Do this
Please transcribe the data that follows without the pictures, keeping every word the same.

(Code that draws figures)
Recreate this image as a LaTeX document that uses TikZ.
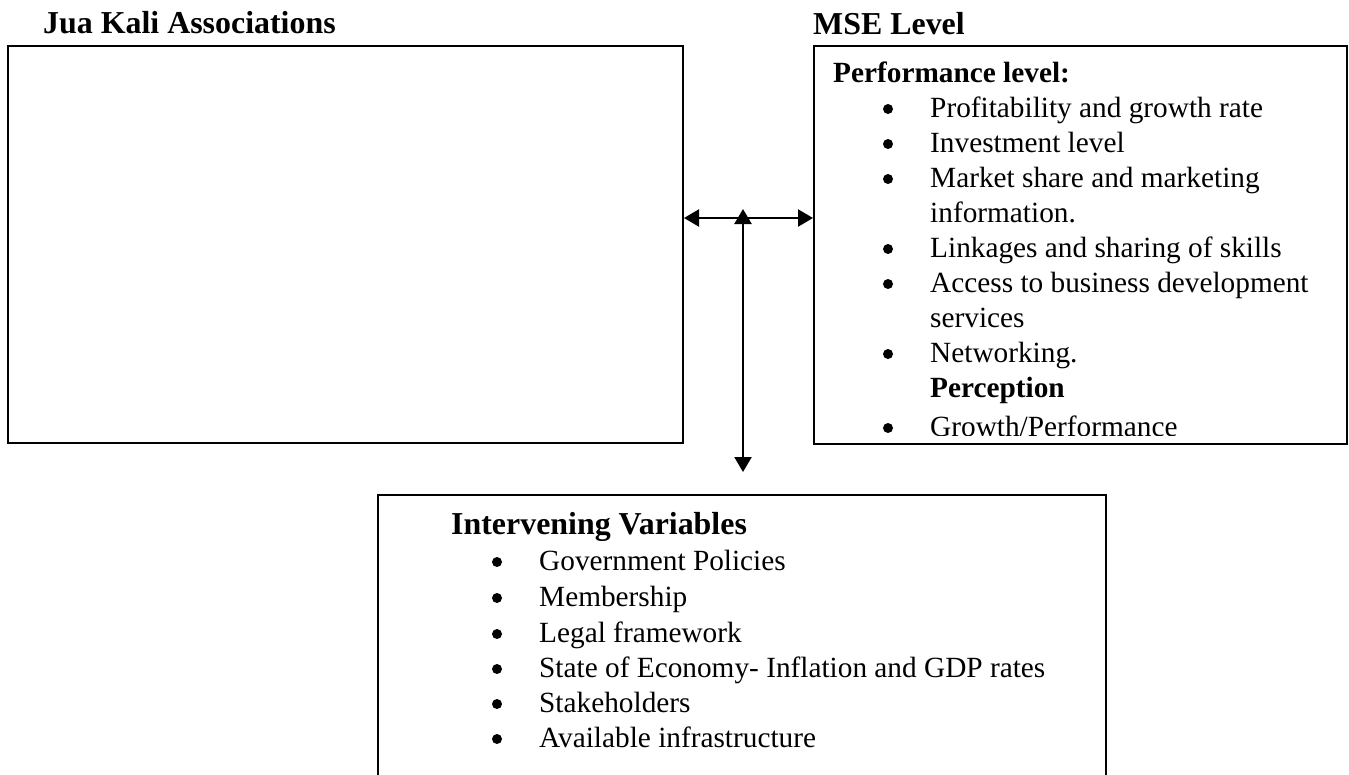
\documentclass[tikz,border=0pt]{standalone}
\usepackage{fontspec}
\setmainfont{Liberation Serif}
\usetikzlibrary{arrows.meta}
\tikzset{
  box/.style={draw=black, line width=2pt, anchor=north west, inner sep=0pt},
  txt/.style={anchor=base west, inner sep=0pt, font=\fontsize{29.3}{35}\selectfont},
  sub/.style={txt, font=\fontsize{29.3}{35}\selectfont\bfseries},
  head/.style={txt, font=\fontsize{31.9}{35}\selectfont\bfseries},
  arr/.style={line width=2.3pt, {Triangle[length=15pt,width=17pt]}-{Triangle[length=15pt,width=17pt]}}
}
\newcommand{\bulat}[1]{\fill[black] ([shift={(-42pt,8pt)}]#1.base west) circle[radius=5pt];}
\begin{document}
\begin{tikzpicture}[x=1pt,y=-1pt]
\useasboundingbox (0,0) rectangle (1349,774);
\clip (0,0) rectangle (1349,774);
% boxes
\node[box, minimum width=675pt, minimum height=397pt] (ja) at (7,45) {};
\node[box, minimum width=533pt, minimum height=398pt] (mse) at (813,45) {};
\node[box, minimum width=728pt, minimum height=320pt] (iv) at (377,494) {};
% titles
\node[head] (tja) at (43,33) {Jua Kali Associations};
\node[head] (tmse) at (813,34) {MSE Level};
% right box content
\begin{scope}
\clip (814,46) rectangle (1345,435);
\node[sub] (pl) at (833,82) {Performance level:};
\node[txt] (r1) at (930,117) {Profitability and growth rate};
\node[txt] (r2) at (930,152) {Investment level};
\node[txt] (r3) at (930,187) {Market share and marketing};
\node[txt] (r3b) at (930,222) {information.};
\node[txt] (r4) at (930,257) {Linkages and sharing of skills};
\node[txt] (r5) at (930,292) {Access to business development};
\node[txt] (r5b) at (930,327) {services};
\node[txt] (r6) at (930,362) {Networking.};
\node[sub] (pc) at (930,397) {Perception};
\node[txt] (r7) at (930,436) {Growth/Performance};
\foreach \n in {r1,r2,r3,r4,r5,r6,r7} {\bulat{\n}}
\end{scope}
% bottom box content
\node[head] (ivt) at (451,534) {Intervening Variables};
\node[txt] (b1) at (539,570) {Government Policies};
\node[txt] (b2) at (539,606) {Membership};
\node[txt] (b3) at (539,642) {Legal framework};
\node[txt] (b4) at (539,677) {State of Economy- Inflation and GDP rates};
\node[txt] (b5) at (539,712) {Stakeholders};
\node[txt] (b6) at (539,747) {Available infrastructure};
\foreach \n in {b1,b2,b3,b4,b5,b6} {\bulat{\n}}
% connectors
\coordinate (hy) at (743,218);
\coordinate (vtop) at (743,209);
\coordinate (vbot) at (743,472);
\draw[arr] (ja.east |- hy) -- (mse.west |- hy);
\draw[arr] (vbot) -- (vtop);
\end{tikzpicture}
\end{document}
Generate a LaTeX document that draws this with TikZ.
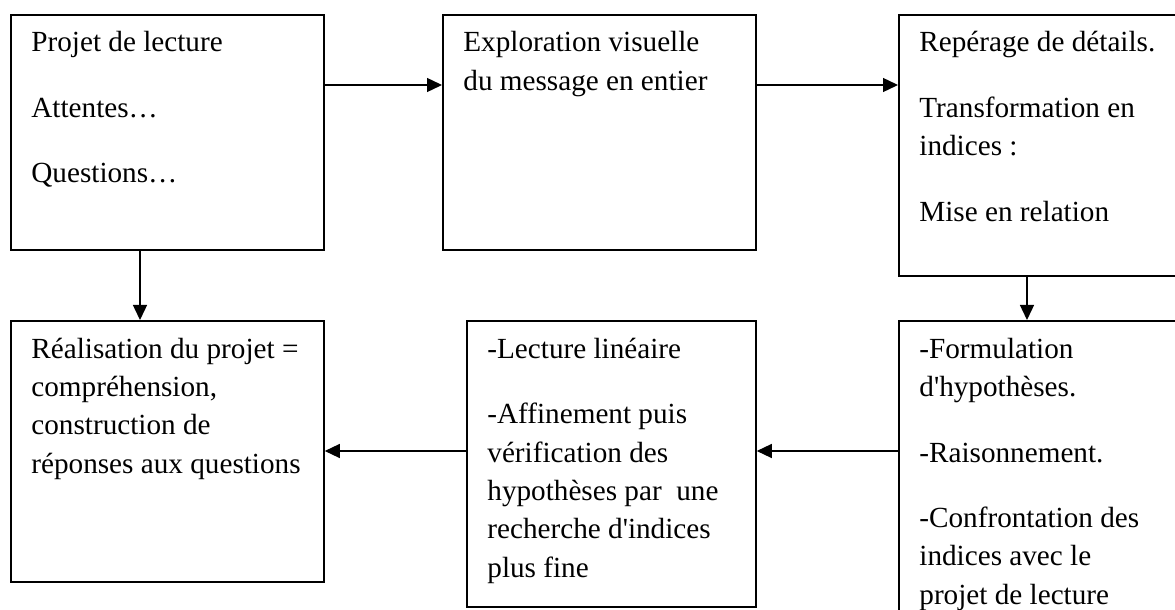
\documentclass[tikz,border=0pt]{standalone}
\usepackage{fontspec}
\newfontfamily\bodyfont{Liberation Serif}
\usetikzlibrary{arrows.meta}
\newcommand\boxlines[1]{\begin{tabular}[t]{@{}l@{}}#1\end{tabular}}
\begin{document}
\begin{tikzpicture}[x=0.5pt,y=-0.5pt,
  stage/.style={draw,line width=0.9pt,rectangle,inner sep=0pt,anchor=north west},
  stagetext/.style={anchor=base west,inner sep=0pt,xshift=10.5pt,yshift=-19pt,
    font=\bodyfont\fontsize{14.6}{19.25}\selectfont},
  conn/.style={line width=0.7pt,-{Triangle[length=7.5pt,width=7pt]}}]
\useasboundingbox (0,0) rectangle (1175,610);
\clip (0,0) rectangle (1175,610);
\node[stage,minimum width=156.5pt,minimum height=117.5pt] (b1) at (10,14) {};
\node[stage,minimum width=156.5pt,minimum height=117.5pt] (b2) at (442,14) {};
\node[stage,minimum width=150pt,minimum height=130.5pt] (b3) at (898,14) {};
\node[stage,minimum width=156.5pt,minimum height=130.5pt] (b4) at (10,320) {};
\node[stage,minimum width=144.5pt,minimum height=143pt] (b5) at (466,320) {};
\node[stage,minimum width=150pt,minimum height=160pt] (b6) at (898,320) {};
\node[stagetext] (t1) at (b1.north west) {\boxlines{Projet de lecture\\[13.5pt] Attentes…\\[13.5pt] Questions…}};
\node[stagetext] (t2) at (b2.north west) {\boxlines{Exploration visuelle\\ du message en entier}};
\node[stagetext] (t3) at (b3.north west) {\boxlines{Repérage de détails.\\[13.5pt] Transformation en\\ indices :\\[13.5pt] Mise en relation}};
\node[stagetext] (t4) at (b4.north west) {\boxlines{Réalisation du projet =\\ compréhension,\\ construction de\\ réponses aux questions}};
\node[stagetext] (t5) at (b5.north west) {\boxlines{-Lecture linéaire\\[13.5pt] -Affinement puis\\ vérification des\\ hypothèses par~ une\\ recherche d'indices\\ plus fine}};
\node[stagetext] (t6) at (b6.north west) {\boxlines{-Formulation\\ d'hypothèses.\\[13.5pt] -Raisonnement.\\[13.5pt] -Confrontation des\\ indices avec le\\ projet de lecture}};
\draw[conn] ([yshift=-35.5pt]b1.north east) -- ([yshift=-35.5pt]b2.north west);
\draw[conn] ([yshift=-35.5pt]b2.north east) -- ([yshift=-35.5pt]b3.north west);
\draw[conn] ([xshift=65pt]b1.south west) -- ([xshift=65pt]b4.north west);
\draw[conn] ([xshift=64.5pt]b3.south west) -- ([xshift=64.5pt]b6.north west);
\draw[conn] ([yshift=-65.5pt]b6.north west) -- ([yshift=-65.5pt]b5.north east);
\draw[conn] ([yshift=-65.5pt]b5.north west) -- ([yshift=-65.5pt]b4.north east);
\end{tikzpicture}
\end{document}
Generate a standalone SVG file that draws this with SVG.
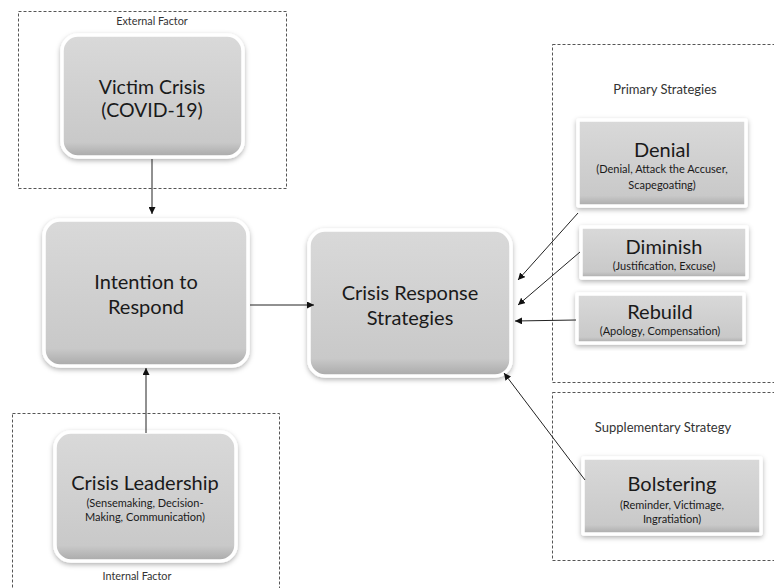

Exercise solution
Recreate this image as a LaTeX document that uses TikZ.
\documentclass[tikz,border=0pt]{standalone}
\usepackage{fontspec}
\setmainfont{Liberation Serif}
\usetikzlibrary{arrows.meta}
\tikzset{
  box/.style={draw=black, line width=2pt, anchor=north west, inner sep=0pt},
  txt/.style={anchor=base west, inner sep=0pt, font=\fontsize{29.3}{35}\selectfont},
  sub/.style={txt, font=\fontsize{29.3}{35}\selectfont\bfseries},
  head/.style={txt, font=\fontsize{31.9}{35}\selectfont\bfseries},
  arr/.style={line width=2.3pt, {Triangle[length=15pt,width=17pt]}-{Triangle[length=15pt,width=17pt]}}
}
\newcommand{\bulat}[1]{\fill[black] ([shift={(-42pt,8pt)}]#1.base west) circle[radius=5pt];}
\begin{document}
\begin{tikzpicture}[x=1pt,y=-1pt]
\useasboundingbox (0,0) rectangle (1349,774);
\clip (0,0) rectangle (1349,774);
% boxes
\node[box, minimum width=675pt, minimum height=397pt] (ja) at (7,45) {};
\node[box, minimum width=533pt, minimum height=398pt] (mse) at (813,45) {};
\node[box, minimum width=728pt, minimum height=320pt] (iv) at (377,494) {};
% titles
\node[head] (tja) at (43,33) {Jua Kali Associations};
\node[head] (tmse) at (813,34) {MSE Level};
% right box content
\begin{scope}
\clip (814,46) rectangle (1345,435);
\node[sub] (pl) at (833,82) {Performance level:};
\node[txt] (r1) at (930,117) {Profitability and growth rate};
\node[txt] (r2) at (930,152) {Investment level};
\node[txt] (r3) at (930,187) {Market share and marketing};
\node[txt] (r3b) at (930,222) {information.};
\node[txt] (r4) at (930,257) {Linkages and sharing of skills};
\node[txt] (r5) at (930,292) {Access to business development};
\node[txt] (r5b) at (930,327) {services};
\node[txt] (r6) at (930,362) {Networking.};
\node[sub] (pc) at (930,397) {Perception};
\node[txt] (r7) at (930,436) {Growth/Performance};
\foreach \n in {r1,r2,r3,r4,r5,r6,r7} {\bulat{\n}}
\end{scope}
% bottom box content
\node[head] (ivt) at (451,534) {Intervening Variables};
\node[txt] (b1) at (539,570) {Government Policies};
\node[txt] (b2) at (539,606) {Membership};
\node[txt] (b3) at (539,642) {Legal framework};
\node[txt] (b4) at (539,677) {State of Economy- Inflation and GDP rates};
\node[txt] (b5) at (539,712) {Stakeholders};
\node[txt] (b6) at (539,747) {Available infrastructure};
\foreach \n in {b1,b2,b3,b4,b5,b6} {\bulat{\n}}
% connectors
\coordinate (hy) at (743,218);
\coordinate (vtop) at (743,209);
\coordinate (vbot) at (743,472);
\draw[arr] (ja.east |- hy) -- (mse.west |- hy);
\draw[arr] (vbot) -- (vtop);
\end{tikzpicture}
\end{document}
Generate a LaTeX document that draws this with TikZ.
\documentclass[tikz,border=0pt]{standalone}
\usepackage{fontspec}
\newfontfamily\bodyfont{Liberation Serif}
\usetikzlibrary{arrows.meta}
\newcommand\boxlines[1]{\begin{tabular}[t]{@{}l@{}}#1\end{tabular}}
\begin{document}
\begin{tikzpicture}[x=0.5pt,y=-0.5pt,
  stage/.style={draw,line width=0.9pt,rectangle,inner sep=0pt,anchor=north west},
  stagetext/.style={anchor=base west,inner sep=0pt,xshift=10.5pt,yshift=-19pt,
    font=\bodyfont\fontsize{14.6}{19.25}\selectfont},
  conn/.style={line width=0.7pt,-{Triangle[length=7.5pt,width=7pt]}}]
\useasboundingbox (0,0) rectangle (1175,610);
\clip (0,0) rectangle (1175,610);
\node[stage,minimum width=156.5pt,minimum height=117.5pt] (b1) at (10,14) {};
\node[stage,minimum width=156.5pt,minimum height=117.5pt] (b2) at (442,14) {};
\node[stage,minimum width=150pt,minimum height=130.5pt] (b3) at (898,14) {};
\node[stage,minimum width=156.5pt,minimum height=130.5pt] (b4) at (10,320) {};
\node[stage,minimum width=144.5pt,minimum height=143pt] (b5) at (466,320) {};
\node[stage,minimum width=150pt,minimum height=160pt] (b6) at (898,320) {};
\node[stagetext] (t1) at (b1.north west) {\boxlines{Projet de lecture\\[13.5pt] Attentes…\\[13.5pt] Questions…}};
\node[stagetext] (t2) at (b2.north west) {\boxlines{Exploration visuelle\\ du message en entier}};
\node[stagetext] (t3) at (b3.north west) {\boxlines{Repérage de détails.\\[13.5pt] Transformation en\\ indices :\\[13.5pt] Mise en relation}};
\node[stagetext] (t4) at (b4.north west) {\boxlines{Réalisation du projet =\\ compréhension,\\ construction de\\ réponses aux questions}};
\node[stagetext] (t5) at (b5.north west) {\boxlines{-Lecture linéaire\\[13.5pt] -Affinement puis\\ vérification des\\ hypothèses par~ une\\ recherche d'indices\\ plus fine}};
\node[stagetext] (t6) at (b6.north west) {\boxlines{-Formulation\\ d'hypothèses.\\[13.5pt] -Raisonnement.\\[13.5pt] -Confrontation des\\ indices avec le\\ projet de lecture}};
\draw[conn] ([yshift=-35.5pt]b1.north east) -- ([yshift=-35.5pt]b2.north west);
\draw[conn] ([yshift=-35.5pt]b2.north east) -- ([yshift=-35.5pt]b3.north west);
\draw[conn] ([xshift=65pt]b1.south west) -- ([xshift=65pt]b4.north west);
\draw[conn] ([xshift=64.5pt]b3.south west) -- ([xshift=64.5pt]b6.north west);
\draw[conn] ([yshift=-65.5pt]b6.north west) -- ([yshift=-65.5pt]b5.north east);
\draw[conn] ([yshift=-65.5pt]b5.north west) -- ([yshift=-65.5pt]b4.north east);
\end{tikzpicture}
\end{document}
Generate a standalone SVG file that draws this with SVG.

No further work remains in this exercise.